◆ What this task involves: Quote every line of the data below as it stands, omitting pictures.

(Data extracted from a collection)

+ + +

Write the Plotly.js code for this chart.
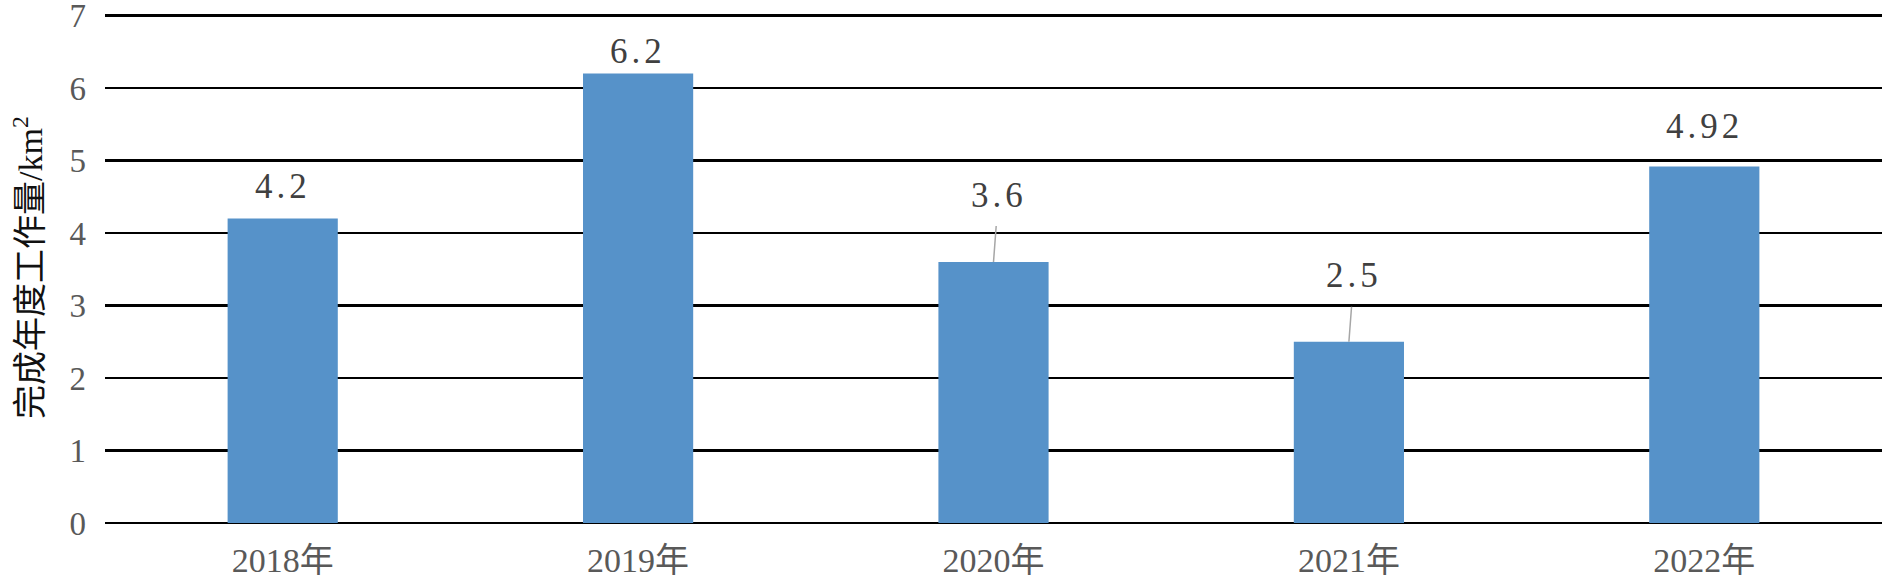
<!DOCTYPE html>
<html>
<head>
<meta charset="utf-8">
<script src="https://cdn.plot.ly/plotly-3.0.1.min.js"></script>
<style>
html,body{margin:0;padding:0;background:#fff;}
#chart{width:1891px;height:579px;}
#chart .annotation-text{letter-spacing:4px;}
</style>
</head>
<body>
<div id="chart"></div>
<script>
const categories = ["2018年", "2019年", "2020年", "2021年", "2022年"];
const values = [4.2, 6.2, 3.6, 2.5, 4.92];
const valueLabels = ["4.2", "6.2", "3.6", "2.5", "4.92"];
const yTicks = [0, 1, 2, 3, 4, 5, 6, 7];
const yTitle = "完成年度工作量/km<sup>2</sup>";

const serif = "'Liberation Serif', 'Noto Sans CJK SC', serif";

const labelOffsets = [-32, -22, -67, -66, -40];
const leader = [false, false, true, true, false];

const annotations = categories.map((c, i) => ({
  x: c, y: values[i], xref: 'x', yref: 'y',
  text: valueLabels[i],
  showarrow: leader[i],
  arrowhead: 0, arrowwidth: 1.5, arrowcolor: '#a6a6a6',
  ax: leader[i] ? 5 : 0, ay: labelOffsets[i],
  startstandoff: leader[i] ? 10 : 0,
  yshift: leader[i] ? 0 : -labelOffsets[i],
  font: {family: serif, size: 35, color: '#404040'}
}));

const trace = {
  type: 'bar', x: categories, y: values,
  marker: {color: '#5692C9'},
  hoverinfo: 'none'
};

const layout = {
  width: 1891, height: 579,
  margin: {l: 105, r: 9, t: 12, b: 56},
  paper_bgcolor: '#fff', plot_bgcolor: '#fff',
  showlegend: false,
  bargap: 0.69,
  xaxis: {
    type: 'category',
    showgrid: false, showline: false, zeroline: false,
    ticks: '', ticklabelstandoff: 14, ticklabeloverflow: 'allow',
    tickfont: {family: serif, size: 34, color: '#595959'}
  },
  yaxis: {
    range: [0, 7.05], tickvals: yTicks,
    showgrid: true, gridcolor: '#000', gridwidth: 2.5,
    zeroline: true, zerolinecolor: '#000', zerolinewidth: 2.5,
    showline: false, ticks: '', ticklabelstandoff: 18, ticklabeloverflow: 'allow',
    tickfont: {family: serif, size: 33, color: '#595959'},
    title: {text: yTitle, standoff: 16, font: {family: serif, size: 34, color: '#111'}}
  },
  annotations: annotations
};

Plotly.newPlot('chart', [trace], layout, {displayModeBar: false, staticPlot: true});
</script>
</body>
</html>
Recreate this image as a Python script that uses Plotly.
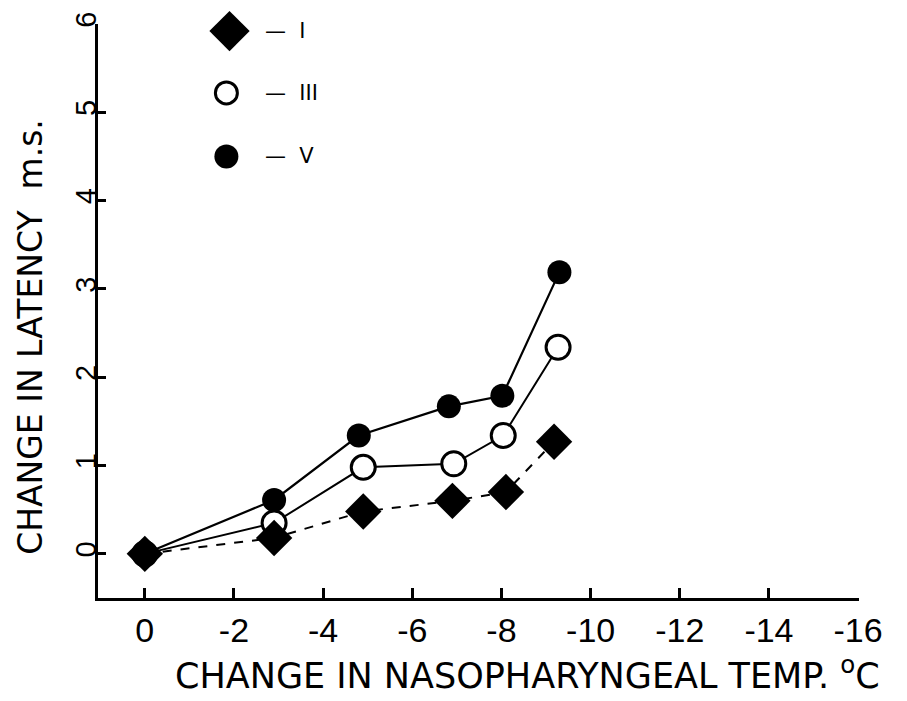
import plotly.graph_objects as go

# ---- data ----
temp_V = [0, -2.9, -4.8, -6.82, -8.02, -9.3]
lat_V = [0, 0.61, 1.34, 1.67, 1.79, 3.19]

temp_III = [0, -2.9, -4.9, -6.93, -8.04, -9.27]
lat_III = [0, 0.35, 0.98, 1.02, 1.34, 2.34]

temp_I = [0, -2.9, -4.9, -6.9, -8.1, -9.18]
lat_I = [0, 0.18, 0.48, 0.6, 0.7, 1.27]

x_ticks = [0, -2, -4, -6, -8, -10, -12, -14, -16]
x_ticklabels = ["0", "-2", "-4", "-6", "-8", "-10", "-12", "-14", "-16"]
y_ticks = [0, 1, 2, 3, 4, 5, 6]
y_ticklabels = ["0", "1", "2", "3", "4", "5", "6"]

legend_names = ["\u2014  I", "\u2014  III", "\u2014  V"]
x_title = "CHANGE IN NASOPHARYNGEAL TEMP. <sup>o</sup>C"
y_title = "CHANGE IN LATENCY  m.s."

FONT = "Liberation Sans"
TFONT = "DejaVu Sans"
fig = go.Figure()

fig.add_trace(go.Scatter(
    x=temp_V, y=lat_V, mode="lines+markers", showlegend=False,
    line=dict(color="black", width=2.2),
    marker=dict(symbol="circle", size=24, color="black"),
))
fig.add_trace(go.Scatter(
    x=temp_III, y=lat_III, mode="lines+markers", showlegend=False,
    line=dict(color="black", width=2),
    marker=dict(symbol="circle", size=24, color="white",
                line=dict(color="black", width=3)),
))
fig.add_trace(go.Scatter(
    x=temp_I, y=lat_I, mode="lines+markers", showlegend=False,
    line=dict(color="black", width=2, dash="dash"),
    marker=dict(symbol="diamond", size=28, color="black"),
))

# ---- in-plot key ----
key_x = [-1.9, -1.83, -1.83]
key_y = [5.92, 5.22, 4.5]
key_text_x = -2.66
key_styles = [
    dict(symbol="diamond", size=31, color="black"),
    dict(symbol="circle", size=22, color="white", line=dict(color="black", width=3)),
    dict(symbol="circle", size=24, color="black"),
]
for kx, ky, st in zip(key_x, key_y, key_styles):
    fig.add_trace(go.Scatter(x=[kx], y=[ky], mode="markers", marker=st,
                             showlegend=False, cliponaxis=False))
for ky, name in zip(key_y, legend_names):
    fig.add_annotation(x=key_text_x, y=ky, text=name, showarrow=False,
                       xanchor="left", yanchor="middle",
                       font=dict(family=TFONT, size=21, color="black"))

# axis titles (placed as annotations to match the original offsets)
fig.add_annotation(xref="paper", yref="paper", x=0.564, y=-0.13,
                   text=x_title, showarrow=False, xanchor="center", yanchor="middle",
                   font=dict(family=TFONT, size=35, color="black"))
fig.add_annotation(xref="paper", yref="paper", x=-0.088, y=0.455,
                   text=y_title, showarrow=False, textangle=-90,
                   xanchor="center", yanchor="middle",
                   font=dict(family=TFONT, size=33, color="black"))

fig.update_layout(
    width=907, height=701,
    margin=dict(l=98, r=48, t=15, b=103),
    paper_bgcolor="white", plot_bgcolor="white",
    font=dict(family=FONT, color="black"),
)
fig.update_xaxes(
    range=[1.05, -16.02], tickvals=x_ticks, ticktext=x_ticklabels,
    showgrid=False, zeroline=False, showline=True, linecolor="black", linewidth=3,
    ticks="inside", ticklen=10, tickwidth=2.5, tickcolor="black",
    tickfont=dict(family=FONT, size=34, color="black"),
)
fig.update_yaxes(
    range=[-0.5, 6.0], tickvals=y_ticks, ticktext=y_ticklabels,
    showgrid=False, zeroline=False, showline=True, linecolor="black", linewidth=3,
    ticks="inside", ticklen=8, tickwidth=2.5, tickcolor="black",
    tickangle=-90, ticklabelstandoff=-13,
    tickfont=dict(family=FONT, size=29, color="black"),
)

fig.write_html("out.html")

+ + +

◆ Answer to this task:
Write the Plotly.js code for this chart.
<!DOCTYPE html>
<html>
<head>
<meta charset="utf-8">
<script src="https://cdn.plot.ly/plotly-3.0.1.min.js"></script>
<style>
html,body{margin:0;padding:0;background:#fff;}
#chart{width:1891px;height:579px;}
#chart .annotation-text{letter-spacing:4px;}
</style>
</head>
<body>
<div id="chart"></div>
<script>
const categories = ["2018年", "2019年", "2020年", "2021年", "2022年"];
const values = [4.2, 6.2, 3.6, 2.5, 4.92];
const valueLabels = ["4.2", "6.2", "3.6", "2.5", "4.92"];
const yTicks = [0, 1, 2, 3, 4, 5, 6, 7];
const yTitle = "完成年度工作量/km<sup>2</sup>";

const serif = "'Liberation Serif', 'Noto Sans CJK SC', serif";

const labelOffsets = [-32, -22, -67, -66, -40];
const leader = [false, false, true, true, false];

const annotations = categories.map((c, i) => ({
  x: c, y: values[i], xref: 'x', yref: 'y',
  text: valueLabels[i],
  showarrow: leader[i],
  arrowhead: 0, arrowwidth: 1.5, arrowcolor: '#a6a6a6',
  ax: leader[i] ? 5 : 0, ay: labelOffsets[i],
  startstandoff: leader[i] ? 10 : 0,
  yshift: leader[i] ? 0 : -labelOffsets[i],
  font: {family: serif, size: 35, color: '#404040'}
}));

const trace = {
  type: 'bar', x: categories, y: values,
  marker: {color: '#5692C9'},
  hoverinfo: 'none'
};

const layout = {
  width: 1891, height: 579,
  margin: {l: 105, r: 9, t: 12, b: 56},
  paper_bgcolor: '#fff', plot_bgcolor: '#fff',
  showlegend: false,
  bargap: 0.69,
  xaxis: {
    type: 'category',
    showgrid: false, showline: false, zeroline: false,
    ticks: '', ticklabelstandoff: 14, ticklabeloverflow: 'allow',
    tickfont: {family: serif, size: 34, color: '#595959'}
  },
  yaxis: {
    range: [0, 7.05], tickvals: yTicks,
    showgrid: true, gridcolor: '#000', gridwidth: 2.5,
    zeroline: true, zerolinecolor: '#000', zerolinewidth: 2.5,
    showline: false, ticks: '', ticklabelstandoff: 18, ticklabeloverflow: 'allow',
    tickfont: {family: serif, size: 33, color: '#595959'},
    title: {text: yTitle, standoff: 16, font: {family: serif, size: 34, color: '#111'}}
  },
  annotations: annotations
};

Plotly.newPlot('chart', [trace], layout, {displayModeBar: false, staticPlot: true});
</script>
</body>
</html>
Recreate this image as a Python script that uses Plotly.
import plotly.graph_objects as go

# ---- data ----
temp_V = [0, -2.9, -4.8, -6.82, -8.02, -9.3]
lat_V = [0, 0.61, 1.34, 1.67, 1.79, 3.19]

temp_III = [0, -2.9, -4.9, -6.93, -8.04, -9.27]
lat_III = [0, 0.35, 0.98, 1.02, 1.34, 2.34]

temp_I = [0, -2.9, -4.9, -6.9, -8.1, -9.18]
lat_I = [0, 0.18, 0.48, 0.6, 0.7, 1.27]

x_ticks = [0, -2, -4, -6, -8, -10, -12, -14, -16]
x_ticklabels = ["0", "-2", "-4", "-6", "-8", "-10", "-12", "-14", "-16"]
y_ticks = [0, 1, 2, 3, 4, 5, 6]
y_ticklabels = ["0", "1", "2", "3", "4", "5", "6"]

legend_names = ["\u2014  I", "\u2014  III", "\u2014  V"]
x_title = "CHANGE IN NASOPHARYNGEAL TEMP. <sup>o</sup>C"
y_title = "CHANGE IN LATENCY  m.s."

FONT = "Liberation Sans"
TFONT = "DejaVu Sans"
fig = go.Figure()

fig.add_trace(go.Scatter(
    x=temp_V, y=lat_V, mode="lines+markers", showlegend=False,
    line=dict(color="black", width=2.2),
    marker=dict(symbol="circle", size=24, color="black"),
))
fig.add_trace(go.Scatter(
    x=temp_III, y=lat_III, mode="lines+markers", showlegend=False,
    line=dict(color="black", width=2),
    marker=dict(symbol="circle", size=24, color="white",
                line=dict(color="black", width=3)),
))
fig.add_trace(go.Scatter(
    x=temp_I, y=lat_I, mode="lines+markers", showlegend=False,
    line=dict(color="black", width=2, dash="dash"),
    marker=dict(symbol="diamond", size=28, color="black"),
))

# ---- in-plot key ----
key_x = [-1.9, -1.83, -1.83]
key_y = [5.92, 5.22, 4.5]
key_text_x = -2.66
key_styles = [
    dict(symbol="diamond", size=31, color="black"),
    dict(symbol="circle", size=22, color="white", line=dict(color="black", width=3)),
    dict(symbol="circle", size=24, color="black"),
]
for kx, ky, st in zip(key_x, key_y, key_styles):
    fig.add_trace(go.Scatter(x=[kx], y=[ky], mode="markers", marker=st,
                             showlegend=False, cliponaxis=False))
for ky, name in zip(key_y, legend_names):
    fig.add_annotation(x=key_text_x, y=ky, text=name, showarrow=False,
                       xanchor="left", yanchor="middle",
                       font=dict(family=TFONT, size=21, color="black"))

# axis titles (placed as annotations to match the original offsets)
fig.add_annotation(xref="paper", yref="paper", x=0.564, y=-0.13,
                   text=x_title, showarrow=False, xanchor="center", yanchor="middle",
                   font=dict(family=TFONT, size=35, color="black"))
fig.add_annotation(xref="paper", yref="paper", x=-0.088, y=0.455,
                   text=y_title, showarrow=False, textangle=-90,
                   xanchor="center", yanchor="middle",
                   font=dict(family=TFONT, size=33, color="black"))

fig.update_layout(
    width=907, height=701,
    margin=dict(l=98, r=48, t=15, b=103),
    paper_bgcolor="white", plot_bgcolor="white",
    font=dict(family=FONT, color="black"),
)
fig.update_xaxes(
    range=[1.05, -16.02], tickvals=x_ticks, ticktext=x_ticklabels,
    showgrid=False, zeroline=False, showline=True, linecolor="black", linewidth=3,
    ticks="inside", ticklen=10, tickwidth=2.5, tickcolor="black",
    tickfont=dict(family=FONT, size=34, color="black"),
)
fig.update_yaxes(
    range=[-0.5, 6.0], tickvals=y_ticks, ticktext=y_ticklabels,
    showgrid=False, zeroline=False, showline=True, linecolor="black", linewidth=3,
    ticks="inside", ticklen=8, tickwidth=2.5, tickcolor="black",
    tickangle=-90, ticklabelstandoff=-13,
    tickfont=dict(family=FONT, size=29, color="black"),
)

fig.write_html("out.html")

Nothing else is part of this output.